DATA SECTION |
______

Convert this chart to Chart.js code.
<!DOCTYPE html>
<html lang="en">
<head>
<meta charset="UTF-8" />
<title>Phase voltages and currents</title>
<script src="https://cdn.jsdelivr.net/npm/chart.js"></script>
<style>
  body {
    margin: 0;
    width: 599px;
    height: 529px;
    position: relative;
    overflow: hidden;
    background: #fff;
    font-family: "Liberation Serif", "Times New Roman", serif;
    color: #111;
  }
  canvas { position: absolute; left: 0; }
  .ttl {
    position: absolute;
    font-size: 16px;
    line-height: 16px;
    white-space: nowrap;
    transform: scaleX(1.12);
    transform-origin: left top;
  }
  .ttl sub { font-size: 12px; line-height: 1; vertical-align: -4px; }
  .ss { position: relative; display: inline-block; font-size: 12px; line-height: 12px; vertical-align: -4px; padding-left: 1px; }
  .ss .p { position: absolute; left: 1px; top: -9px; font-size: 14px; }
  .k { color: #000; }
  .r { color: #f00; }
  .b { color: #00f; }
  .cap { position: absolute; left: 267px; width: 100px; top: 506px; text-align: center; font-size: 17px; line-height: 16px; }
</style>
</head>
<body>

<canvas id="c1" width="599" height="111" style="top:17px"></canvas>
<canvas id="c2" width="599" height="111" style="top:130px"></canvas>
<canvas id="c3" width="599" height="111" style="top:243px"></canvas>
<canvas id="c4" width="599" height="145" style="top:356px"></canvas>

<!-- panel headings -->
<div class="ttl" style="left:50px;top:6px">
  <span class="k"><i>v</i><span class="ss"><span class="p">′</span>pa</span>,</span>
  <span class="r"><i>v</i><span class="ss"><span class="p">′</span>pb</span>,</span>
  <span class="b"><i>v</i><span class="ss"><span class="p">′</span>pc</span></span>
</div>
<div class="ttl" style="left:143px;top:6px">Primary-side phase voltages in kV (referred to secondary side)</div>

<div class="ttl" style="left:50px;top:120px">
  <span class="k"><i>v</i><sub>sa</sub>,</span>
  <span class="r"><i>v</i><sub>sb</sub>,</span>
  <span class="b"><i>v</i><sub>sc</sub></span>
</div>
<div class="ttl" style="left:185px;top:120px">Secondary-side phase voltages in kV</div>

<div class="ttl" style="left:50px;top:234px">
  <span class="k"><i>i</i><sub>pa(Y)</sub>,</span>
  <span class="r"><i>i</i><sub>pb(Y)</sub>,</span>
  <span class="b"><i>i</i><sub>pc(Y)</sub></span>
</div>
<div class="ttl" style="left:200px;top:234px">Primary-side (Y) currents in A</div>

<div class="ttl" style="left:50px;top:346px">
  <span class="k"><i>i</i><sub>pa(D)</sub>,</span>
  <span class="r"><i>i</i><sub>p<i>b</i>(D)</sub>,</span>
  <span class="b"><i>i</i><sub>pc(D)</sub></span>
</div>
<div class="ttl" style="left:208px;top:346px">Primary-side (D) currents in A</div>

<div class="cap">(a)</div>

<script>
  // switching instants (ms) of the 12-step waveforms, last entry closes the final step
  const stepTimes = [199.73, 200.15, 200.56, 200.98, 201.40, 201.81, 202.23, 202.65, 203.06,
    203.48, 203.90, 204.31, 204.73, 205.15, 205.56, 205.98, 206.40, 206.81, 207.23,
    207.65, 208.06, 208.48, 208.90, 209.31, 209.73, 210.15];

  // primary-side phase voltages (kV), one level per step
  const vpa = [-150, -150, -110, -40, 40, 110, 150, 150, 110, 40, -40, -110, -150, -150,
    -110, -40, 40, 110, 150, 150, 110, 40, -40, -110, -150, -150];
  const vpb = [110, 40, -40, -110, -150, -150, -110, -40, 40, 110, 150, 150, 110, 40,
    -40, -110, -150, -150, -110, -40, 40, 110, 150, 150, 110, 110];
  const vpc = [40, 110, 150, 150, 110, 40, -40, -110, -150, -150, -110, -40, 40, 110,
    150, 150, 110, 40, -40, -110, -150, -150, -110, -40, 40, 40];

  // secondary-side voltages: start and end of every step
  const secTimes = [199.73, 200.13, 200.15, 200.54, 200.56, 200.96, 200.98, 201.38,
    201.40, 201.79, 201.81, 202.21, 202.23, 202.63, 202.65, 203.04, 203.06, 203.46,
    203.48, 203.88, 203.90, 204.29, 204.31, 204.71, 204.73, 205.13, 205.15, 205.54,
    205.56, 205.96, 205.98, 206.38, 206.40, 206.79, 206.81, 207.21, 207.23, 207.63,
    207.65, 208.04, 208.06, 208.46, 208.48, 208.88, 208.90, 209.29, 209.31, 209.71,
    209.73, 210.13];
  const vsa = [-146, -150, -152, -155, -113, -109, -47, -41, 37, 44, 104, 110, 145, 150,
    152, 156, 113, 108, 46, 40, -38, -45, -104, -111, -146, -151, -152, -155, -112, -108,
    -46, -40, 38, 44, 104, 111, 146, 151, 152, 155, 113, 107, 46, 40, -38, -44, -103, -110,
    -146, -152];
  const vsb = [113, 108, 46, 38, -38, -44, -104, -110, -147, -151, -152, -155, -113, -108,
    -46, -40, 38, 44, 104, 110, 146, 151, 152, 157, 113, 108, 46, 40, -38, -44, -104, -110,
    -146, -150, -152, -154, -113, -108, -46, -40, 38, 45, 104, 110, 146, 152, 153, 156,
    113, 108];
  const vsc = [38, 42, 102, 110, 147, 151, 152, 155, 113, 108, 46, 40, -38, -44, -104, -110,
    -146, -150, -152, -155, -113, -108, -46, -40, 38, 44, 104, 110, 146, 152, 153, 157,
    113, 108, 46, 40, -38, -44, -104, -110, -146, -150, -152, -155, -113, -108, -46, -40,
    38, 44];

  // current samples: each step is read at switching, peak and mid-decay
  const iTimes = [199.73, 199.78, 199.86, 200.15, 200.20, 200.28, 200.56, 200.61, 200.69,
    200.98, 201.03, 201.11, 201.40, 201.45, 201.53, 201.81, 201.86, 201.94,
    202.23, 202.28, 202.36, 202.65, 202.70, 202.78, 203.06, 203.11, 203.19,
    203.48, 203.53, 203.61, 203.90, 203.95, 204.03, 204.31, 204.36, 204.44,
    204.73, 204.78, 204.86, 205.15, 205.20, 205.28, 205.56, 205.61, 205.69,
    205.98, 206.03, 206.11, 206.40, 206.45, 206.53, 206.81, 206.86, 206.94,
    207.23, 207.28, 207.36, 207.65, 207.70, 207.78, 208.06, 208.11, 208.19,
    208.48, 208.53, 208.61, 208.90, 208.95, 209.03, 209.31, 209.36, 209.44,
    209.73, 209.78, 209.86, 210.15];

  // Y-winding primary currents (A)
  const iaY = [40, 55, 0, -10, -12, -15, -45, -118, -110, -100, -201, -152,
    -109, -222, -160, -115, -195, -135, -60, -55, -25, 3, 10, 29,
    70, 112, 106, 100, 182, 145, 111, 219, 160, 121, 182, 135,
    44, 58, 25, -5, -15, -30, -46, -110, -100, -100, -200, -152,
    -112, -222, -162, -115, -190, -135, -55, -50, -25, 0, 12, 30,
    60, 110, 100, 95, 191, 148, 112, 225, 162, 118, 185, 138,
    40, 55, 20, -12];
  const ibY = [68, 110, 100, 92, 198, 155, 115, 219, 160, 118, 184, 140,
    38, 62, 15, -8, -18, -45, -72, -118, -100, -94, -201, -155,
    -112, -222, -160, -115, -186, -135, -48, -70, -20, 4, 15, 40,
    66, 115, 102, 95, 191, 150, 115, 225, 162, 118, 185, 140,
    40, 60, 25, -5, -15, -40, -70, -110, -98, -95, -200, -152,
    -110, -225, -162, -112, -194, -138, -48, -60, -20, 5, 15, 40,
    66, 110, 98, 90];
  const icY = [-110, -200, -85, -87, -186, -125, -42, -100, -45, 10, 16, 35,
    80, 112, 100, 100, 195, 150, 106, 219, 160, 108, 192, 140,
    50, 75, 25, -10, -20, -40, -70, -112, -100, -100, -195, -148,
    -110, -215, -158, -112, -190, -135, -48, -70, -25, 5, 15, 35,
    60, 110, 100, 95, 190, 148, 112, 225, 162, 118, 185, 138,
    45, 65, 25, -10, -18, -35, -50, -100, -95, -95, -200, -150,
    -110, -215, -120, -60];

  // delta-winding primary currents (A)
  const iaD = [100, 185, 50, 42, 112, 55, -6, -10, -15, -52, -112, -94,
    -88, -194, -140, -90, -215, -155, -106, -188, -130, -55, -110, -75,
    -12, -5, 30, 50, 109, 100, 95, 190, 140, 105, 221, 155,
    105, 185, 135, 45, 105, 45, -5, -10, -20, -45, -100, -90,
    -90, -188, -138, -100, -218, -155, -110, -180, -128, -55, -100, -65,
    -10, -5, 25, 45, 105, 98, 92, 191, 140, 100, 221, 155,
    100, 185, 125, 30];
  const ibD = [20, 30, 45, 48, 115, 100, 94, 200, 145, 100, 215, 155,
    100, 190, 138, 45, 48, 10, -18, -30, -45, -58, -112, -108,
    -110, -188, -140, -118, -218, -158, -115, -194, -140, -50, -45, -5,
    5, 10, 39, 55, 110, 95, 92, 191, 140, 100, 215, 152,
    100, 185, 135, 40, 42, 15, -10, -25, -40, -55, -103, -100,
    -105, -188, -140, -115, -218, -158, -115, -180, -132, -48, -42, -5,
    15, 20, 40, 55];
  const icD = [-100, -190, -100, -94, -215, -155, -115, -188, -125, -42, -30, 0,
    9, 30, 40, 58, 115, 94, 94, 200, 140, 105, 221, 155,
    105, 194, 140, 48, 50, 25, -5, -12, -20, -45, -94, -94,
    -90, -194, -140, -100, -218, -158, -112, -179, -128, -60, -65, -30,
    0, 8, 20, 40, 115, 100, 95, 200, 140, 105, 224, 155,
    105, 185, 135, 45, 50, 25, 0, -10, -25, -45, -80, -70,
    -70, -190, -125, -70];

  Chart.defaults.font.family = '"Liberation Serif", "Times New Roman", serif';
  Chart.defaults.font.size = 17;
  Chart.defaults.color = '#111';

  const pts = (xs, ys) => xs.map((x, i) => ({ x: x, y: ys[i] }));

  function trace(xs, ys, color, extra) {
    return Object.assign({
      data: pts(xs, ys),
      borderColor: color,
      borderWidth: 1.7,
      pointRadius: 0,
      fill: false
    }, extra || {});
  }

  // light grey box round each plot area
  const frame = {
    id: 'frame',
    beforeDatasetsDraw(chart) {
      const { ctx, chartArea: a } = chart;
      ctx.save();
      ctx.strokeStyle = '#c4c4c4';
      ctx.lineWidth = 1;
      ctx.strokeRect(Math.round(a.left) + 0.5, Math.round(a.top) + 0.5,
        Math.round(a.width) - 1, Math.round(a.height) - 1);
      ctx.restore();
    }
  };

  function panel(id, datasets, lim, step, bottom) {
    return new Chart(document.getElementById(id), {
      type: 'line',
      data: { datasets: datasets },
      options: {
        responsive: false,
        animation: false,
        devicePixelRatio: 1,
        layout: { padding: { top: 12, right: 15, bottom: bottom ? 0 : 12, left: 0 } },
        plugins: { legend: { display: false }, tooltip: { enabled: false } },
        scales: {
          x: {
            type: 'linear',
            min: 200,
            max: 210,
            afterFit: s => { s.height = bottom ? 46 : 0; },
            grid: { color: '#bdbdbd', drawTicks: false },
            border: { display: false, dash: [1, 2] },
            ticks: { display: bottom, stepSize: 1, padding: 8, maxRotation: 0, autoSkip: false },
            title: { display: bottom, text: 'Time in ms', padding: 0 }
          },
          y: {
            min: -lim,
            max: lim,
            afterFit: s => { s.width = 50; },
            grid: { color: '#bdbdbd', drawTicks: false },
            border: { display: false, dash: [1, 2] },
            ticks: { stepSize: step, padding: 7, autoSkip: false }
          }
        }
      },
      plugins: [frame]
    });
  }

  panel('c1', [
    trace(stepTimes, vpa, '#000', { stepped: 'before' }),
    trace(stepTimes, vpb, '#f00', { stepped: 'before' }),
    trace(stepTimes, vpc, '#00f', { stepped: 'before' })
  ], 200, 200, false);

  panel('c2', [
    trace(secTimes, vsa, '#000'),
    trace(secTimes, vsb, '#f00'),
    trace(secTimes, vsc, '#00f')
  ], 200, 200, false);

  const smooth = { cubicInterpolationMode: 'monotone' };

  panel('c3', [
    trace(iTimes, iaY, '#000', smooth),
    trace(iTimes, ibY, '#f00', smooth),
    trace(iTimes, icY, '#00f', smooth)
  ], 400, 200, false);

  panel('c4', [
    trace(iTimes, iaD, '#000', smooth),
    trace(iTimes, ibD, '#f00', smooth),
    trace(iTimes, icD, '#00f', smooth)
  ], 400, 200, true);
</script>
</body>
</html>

______

Print, please, the lines from the first line of the material through the line that contains "voltages in kV</div>", exactly as written and with nothing added.

Convert this chart to Chart.js code.
<!DOCTYPE html>
<html lang="en">
<head>
<meta charset="UTF-8" />
<title>Phase voltages and currents</title>
<script src="https://cdn.jsdelivr.net/npm/chart.js"></script>
<style>
  body {
    margin: 0;
    width: 599px;
    height: 529px;
    position: relative;
    overflow: hidden;
    background: #fff;
    font-family: "Liberation Serif", "Times New Roman", serif;
    color: #111;
  }
  canvas { position: absolute; left: 0; }
  .ttl {
    position: absolute;
    font-size: 16px;
    line-height: 16px;
    white-space: nowrap;
    transform: scaleX(1.12);
    transform-origin: left top;
  }
  .ttl sub { font-size: 12px; line-height: 1; vertical-align: -4px; }
  .ss { position: relative; display: inline-block; font-size: 12px; line-height: 12px; vertical-align: -4px; padding-left: 1px; }
  .ss .p { position: absolute; left: 1px; top: -9px; font-size: 14px; }
  .k { color: #000; }
  .r { color: #f00; }
  .b { color: #00f; }
  .cap { position: absolute; left: 267px; width: 100px; top: 506px; text-align: center; font-size: 17px; line-height: 16px; }
</style>
</head>
<body>

<canvas id="c1" width="599" height="111" style="top:17px"></canvas>
<canvas id="c2" width="599" height="111" style="top:130px"></canvas>
<canvas id="c3" width="599" height="111" style="top:243px"></canvas>
<canvas id="c4" width="599" height="145" style="top:356px"></canvas>

<!-- panel headings -->
<div class="ttl" style="left:50px;top:6px">
  <span class="k"><i>v</i><span class="ss"><span class="p">′</span>pa</span>,</span>
  <span class="r"><i>v</i><span class="ss"><span class="p">′</span>pb</span>,</span>
  <span class="b"><i>v</i><span class="ss"><span class="p">′</span>pc</span></span>
</div>
<div class="ttl" style="left:143px;top:6px">Primary-side phase voltages in kV (referred to secondary side)</div>

<div class="ttl" style="left:50px;top:120px">
  <span class="k"><i>v</i><sub>sa</sub>,</span>
  <span class="r"><i>v</i><sub>sb</sub>,</span>
  <span class="b"><i>v</i><sub>sc</sub></span>
</div>
<div class="ttl" style="left:185px;top:120px">Secondary-side phase voltages in kV</div>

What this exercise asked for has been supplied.